## Source material
** start **
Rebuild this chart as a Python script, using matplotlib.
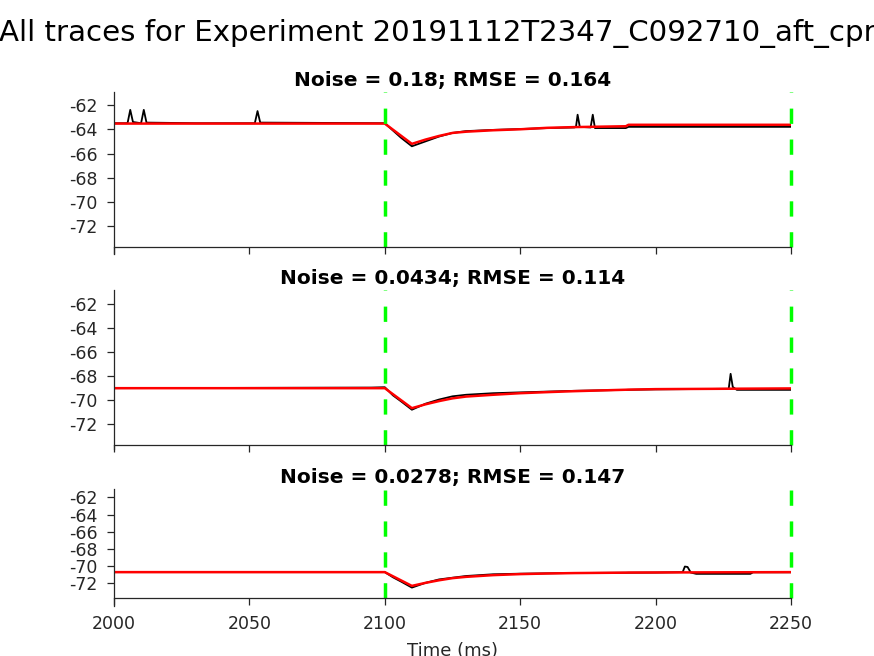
import matplotlib
matplotlib.use("Agg")
import matplotlib.pyplot as plt

plt.rcParams['font.family'] = ['DejaVu Sans']
plt.rcParams['axes.unicode_minus'] = False

suptitle = "All traces for Experiment 20191112T2347_C092710_aft_cpr"
titles = ["Noise = 0.18; RMSE = 0.164",
          "Noise = 0.0434; RMSE = 0.114",
          "Noise = 0.0278; RMSE = 0.147"]

# recorded traces (black)
t_rec1 = [2000, 2005, 2006, 2007, 2010, 2011, 2012, 2030, 2052, 2053, 2054, 2100,
          2103, 2106, 2110, 2115, 2120, 2125, 2130, 2140, 2150, 2160, 2170, 2170.6,
          2171.2, 2172, 2176, 2176.8, 2177.6, 2189, 2190, 2250]
v_rec1 = [-63.5, -63.5, -62.4, -63.4, -63.5, -62.4, -63.45, -63.5, -63.5, -62.5, -63.45, -63.5,
          -64.1, -64.7, -65.4, -65.0, -64.6, -64.3, -64.15, -64.05, -63.98, -63.9, -63.85, -63.8,
          -62.8, -63.8, -63.85, -62.8, -63.9, -63.9, -63.8, -63.8]
t_rec2 = [2000, 2095, 2100, 2103, 2106, 2110, 2115, 2120, 2125, 2130, 2140, 2150, 2170,
          2200, 2227, 2227.7, 2228.5, 2230, 2250]
v_rec2 = [-69.0, -68.95, -68.92, -69.6, -70.1, -70.8, -70.3, -69.95, -69.68, -69.55, -69.42, -69.35,
          -69.22, -69.1, -69.05, -67.8, -68.9, -69.14, -69.14]
t_rec3 = [2000, 2100, 2103, 2106, 2110, 2115, 2120, 2130, 2140, 2150, 2170, 2200,
          2210, 2210.8, 2211.8, 2213, 2215, 2235, 2236, 2250]
v_rec3 = [-70.7, -70.7, -71.3, -71.8, -72.5, -71.95, -71.55, -71.15, -70.95, -70.88, -70.8, -70.75,
          -70.7, -70.05, -70.1, -70.75, -70.9, -70.9, -70.72, -70.72]

# model fits (red)
t_fit = [2000, 2100, 2110, 2115, 2120, 2125, 2130, 2140, 2150, 2160, 2170, 2189, 2190, 2200, 2250]
v_fit1 = [-63.53, -63.53, -65.2, -64.85, -64.55, -64.3, -64.2, -64.08, -64.0, -63.88, -63.82,
          -63.75, -63.63, -63.63, -63.63]
v_fit2 = [-69.0, -69.0, -70.67, -70.35, -70.08, -69.85, -69.7, -69.55, -69.42, -69.33, -69.25,
          -69.13, -69.12, -69.08, -69.02]
v_fit3 = [-70.7, -70.7, -72.3, -71.95, -71.65, -71.4, -71.25, -71.05, -70.93, -70.86, -70.81,
          -70.76, -70.75, -70.74, -70.7]

stim_times = [2100, 2250]
yticks = [-72, -70, -68, -66, -64, -62]
xticks = [2000, 2050, 2100, 2150, 2200, 2250]

rec = [(t_rec1, v_rec1), (t_rec2, v_rec2), (t_rec3, v_rec3)]
fits = [v_fit1, v_fit2, v_fit3]
ytops = [-60.93, -60.8, -61.03]
ybots = [-74.27, -74.08, -74.64]
yaxis_line = -73.72

fig = plt.figure(figsize=(8.74, 6.56), dpi=100)
left, width = 114 / 874, 677 / 874
rows = [(92, 254), (290, 449), (489, 606)]
dark = '#262626'

for i in range(3):
    top, bot = rows[i]
    ax = fig.add_axes([left, 1 - bot / 656, width, (bot - top) / 656])
    ax.plot(rec[i][0], rec[i][1], color='black', lw=1.3)
    ax.plot(t_fit, fits[i], color='red', lw=1.8)
    for s in stim_times:
        ax.plot([s, s], [yaxis_line, ytops[i]], color='#00ff00', lw=2.5,
                linestyle=(0, (4.4, 4.5)), clip_on=False)
    ax.set_xlim(2000, 2250)
    ax.set_ylim(ybots[i], ytops[i])
    ax.spines['top'].set_visible(False)
    ax.spines['right'].set_visible(False)
    ax.spines['bottom'].set_position(('data', yaxis_line))
    for sp in ['left', 'bottom']:
        ax.spines[sp].set_color(dark)
        ax.spines[sp].set_linewidth(0.9)
    ax.set_yticks(yticks)
    ax.set_xticks(xticks)
    ax.tick_params(direction='out', length=5, width=0.9, color=dark,
                   labelcolor=dark, labelsize=12.5, pad=7)
    if i < 2:
        ax.set_xticklabels([])
    else:
        ax.set_xlabel("Time (ms)", fontsize=13, color=dark, labelpad=7)
    ax.set_title(titles[i], fontsize=14.5, fontweight='bold', pad=4)

fig.text(0.5, 1 - 33 / 656, suptitle, ha='center', va='center', fontsize=21.1)

fig.savefig("out.png", dpi=100)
** end **
## Requirement
Search the data above for the string "matplotlib" and copy each line that has it.

## Written reply
Rebuild this chart as a Python script, using matplotlib.
import matplotlib
matplotlib.use("Agg")
import matplotlib.pyplot as plt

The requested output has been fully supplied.